I go one step further by proposing to Dr Mintoff a more radical reform. Why not remove all electoral districts and make Malta one single district? At least this would serve to eradicate clientelism. Wenzu speaks from his experience as a candidate in European elections when Malta was treated as a single district. “Even in these elections clientelism was rampant,” Mintoff ruefully comments.

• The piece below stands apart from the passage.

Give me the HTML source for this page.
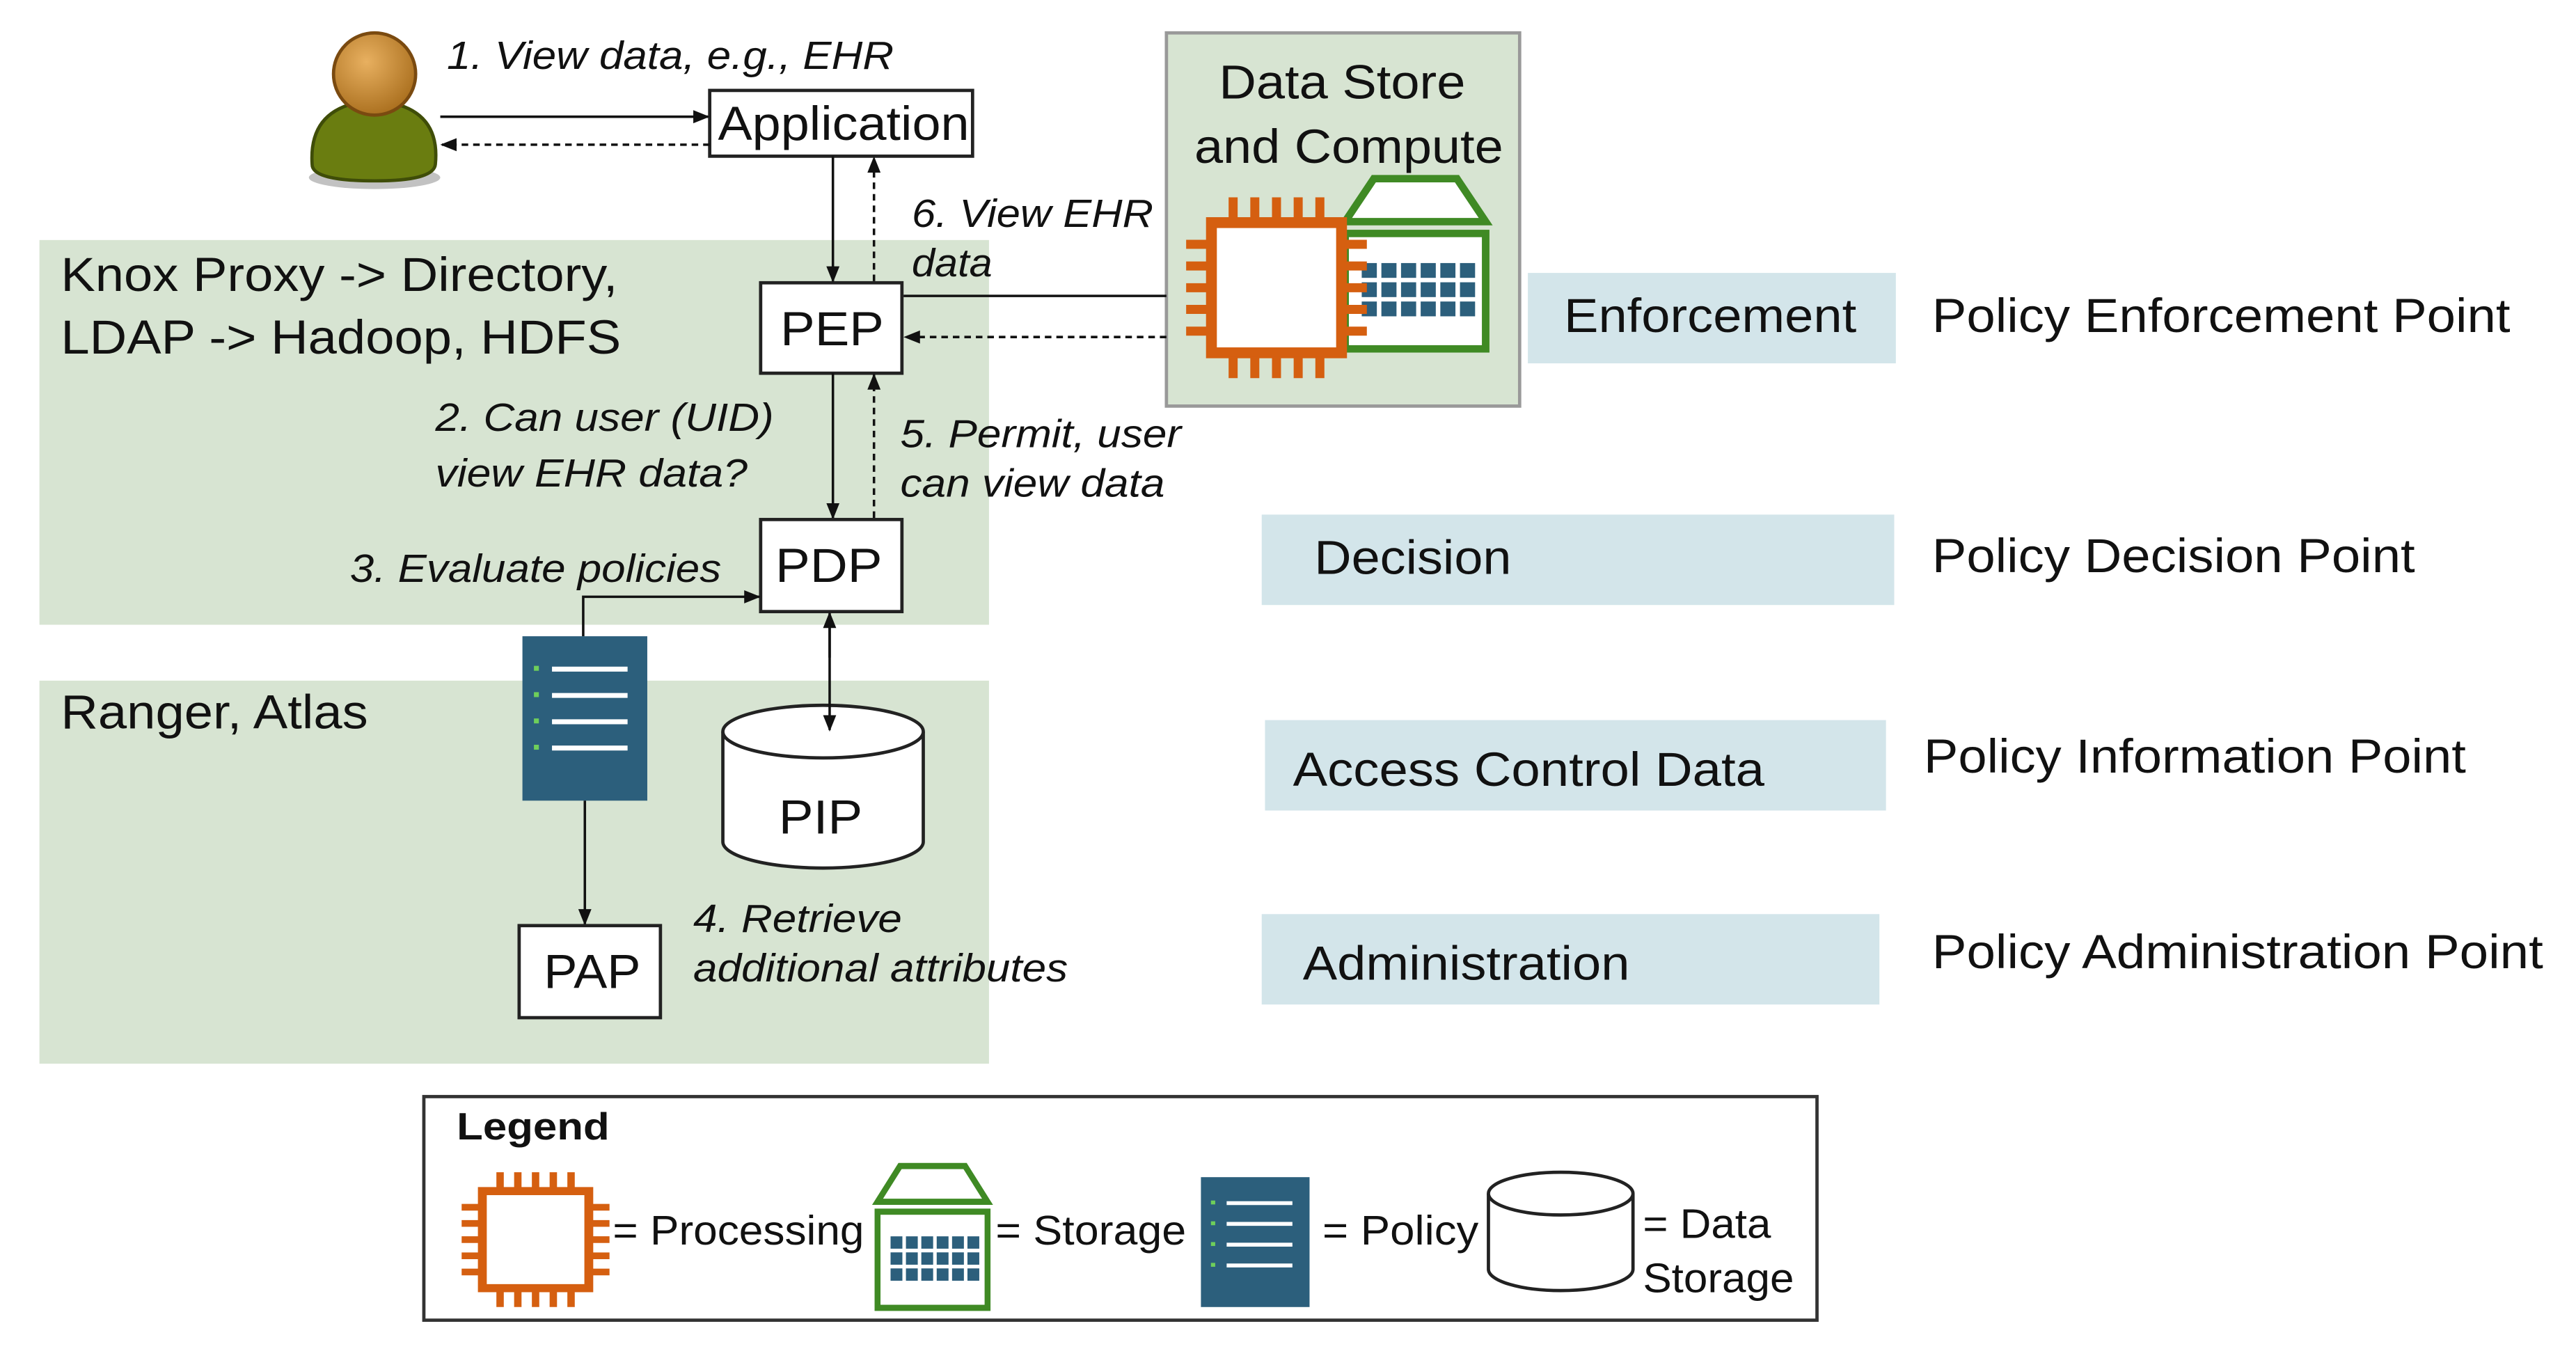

But why is the MLP is enthusiastic for electoral reform? According to Wenzu Mintoff the MLP’s major concern is to avoid a repetition of the 1996 result. “The 1996 election result was a perverse one just like the 1987 one. The MLP had to be assigned five seats through the 1986 amendment in order to win a majority in parliament.” Wenzu Mintoff insists that the way the current districts were created favours the PN. I ask him to prove his case that districts are biased in the PN’s favour. He answers by giving the example of the second district where the PN won a second seat by removing most of Zabbar from this district. “There is a risk that that this will happen again in 2008.”
I ask Wenzu Mintoff whether the PN can change the rules without the MLP’s consent. “Eddie Fenech Adami always said that although it was possible to amend these laws with a simple majority, when one changes the basic rules of democracy one should seek consensus. In the current circumstances where the margin between the parties is so small it is important that changes are made through a common agreement.”